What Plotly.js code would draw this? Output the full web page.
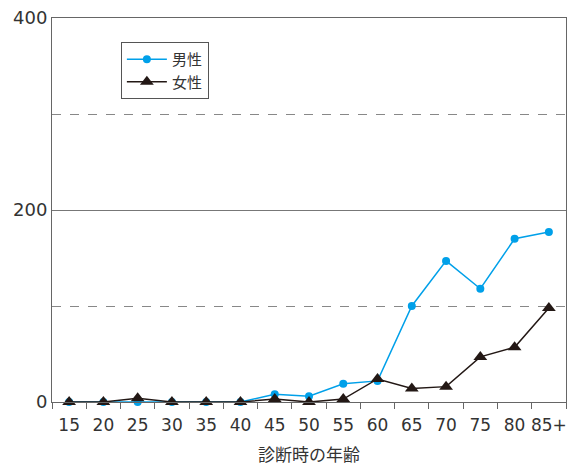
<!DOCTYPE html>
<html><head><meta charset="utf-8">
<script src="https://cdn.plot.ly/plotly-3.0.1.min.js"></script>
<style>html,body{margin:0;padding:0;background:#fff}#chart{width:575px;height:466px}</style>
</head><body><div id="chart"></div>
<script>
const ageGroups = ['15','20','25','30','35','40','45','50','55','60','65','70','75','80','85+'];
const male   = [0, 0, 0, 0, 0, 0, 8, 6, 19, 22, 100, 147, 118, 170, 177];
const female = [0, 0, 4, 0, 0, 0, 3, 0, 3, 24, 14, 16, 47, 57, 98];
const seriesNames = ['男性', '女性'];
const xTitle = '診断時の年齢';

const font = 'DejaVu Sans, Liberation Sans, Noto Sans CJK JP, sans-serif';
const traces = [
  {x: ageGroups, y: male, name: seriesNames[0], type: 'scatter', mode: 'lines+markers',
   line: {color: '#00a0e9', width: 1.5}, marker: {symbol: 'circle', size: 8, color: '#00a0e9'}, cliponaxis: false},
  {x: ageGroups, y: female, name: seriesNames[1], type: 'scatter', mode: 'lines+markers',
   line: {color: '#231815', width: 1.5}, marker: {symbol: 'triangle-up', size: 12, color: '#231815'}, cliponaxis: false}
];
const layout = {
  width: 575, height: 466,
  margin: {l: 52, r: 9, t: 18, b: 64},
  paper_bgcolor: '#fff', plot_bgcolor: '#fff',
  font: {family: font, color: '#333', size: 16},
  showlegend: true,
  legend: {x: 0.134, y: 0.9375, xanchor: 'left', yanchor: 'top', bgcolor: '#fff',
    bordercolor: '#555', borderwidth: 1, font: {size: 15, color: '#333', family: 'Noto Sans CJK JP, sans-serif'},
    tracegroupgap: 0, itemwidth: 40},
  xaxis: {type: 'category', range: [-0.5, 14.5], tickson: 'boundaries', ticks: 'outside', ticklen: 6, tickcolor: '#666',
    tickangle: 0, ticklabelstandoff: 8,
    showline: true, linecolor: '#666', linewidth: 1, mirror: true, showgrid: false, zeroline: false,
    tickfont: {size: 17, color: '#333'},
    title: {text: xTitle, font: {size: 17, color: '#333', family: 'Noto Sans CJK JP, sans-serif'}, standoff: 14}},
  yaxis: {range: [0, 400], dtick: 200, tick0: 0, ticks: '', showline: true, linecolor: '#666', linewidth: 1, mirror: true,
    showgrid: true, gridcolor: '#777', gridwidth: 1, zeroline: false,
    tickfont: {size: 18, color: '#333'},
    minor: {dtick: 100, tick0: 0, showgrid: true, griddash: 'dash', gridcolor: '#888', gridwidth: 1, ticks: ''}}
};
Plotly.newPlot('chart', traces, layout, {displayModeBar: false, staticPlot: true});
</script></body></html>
------------------------
OBJECTIVE: All of the lines above should be printed exactly, minus the pictures.

TASK SOLUTION:
What Plotly.js code would draw this? Output the full web page.
<!DOCTYPE html>
<html><head><meta charset="utf-8">
<script src="https://cdn.plot.ly/plotly-3.0.1.min.js"></script>
<style>html,body{margin:0;padding:0;background:#fff}#chart{width:575px;height:466px}</style>
</head><body><div id="chart"></div>
<script>
const ageGroups = ['15','20','25','30','35','40','45','50','55','60','65','70','75','80','85+'];
const male   = [0, 0, 0, 0, 0, 0, 8, 6, 19, 22, 100, 147, 118, 170, 177];
const female = [0, 0, 4, 0, 0, 0, 3, 0, 3, 24, 14, 16, 47, 57, 98];
const seriesNames = ['男性', '女性'];
const xTitle = '診断時の年齢';

const font = 'DejaVu Sans, Liberation Sans, Noto Sans CJK JP, sans-serif';
const traces = [
  {x: ageGroups, y: male, name: seriesNames[0], type: 'scatter', mode: 'lines+markers',
   line: {color: '#00a0e9', width: 1.5}, marker: {symbol: 'circle', size: 8, color: '#00a0e9'}, cliponaxis: false},
  {x: ageGroups, y: female, name: seriesNames[1], type: 'scatter', mode: 'lines+markers',
   line: {color: '#231815', width: 1.5}, marker: {symbol: 'triangle-up', size: 12, color: '#231815'}, cliponaxis: false}
];
const layout = {
  width: 575, height: 466,
  margin: {l: 52, r: 9, t: 18, b: 64},
  paper_bgcolor: '#fff', plot_bgcolor: '#fff',
  font: {family: font, color: '#333', size: 16},
  showlegend: true,
  legend: {x: 0.134, y: 0.9375, xanchor: 'left', yanchor: 'top', bgcolor: '#fff',
    bordercolor: '#555', borderwidth: 1, font: {size: 15, color: '#333', family: 'Noto Sans CJK JP, sans-serif'},
    tracegroupgap: 0, itemwidth: 40},
  xaxis: {type: 'category', range: [-0.5, 14.5], tickson: 'boundaries', ticks: 'outside', ticklen: 6, tickcolor: '#666',
    tickangle: 0, ticklabelstandoff: 8,
    showline: true, linecolor: '#666', linewidth: 1, mirror: true, showgrid: false, zeroline: false,
    tickfont: {size: 17, color: '#333'},
    title: {text: xTitle, font: {size: 17, color: '#333', family: 'Noto Sans CJK JP, sans-serif'}, standoff: 14}},
  yaxis: {range: [0, 400], dtick: 200, tick0: 0, ticks: '', showline: true, linecolor: '#666', linewidth: 1, mirror: true,
    showgrid: true, gridcolor: '#777', gridwidth: 1, zeroline: false,
    tickfont: {size: 18, color: '#333'},
    minor: {dtick: 100, tick0: 0, showgrid: true, griddash: 'dash', gridcolor: '#888', gridwidth: 1, ticks: ''}}
};
Plotly.newPlot('chart', traces, layout, {displayModeBar: false, staticPlot: true});
</script></body></html>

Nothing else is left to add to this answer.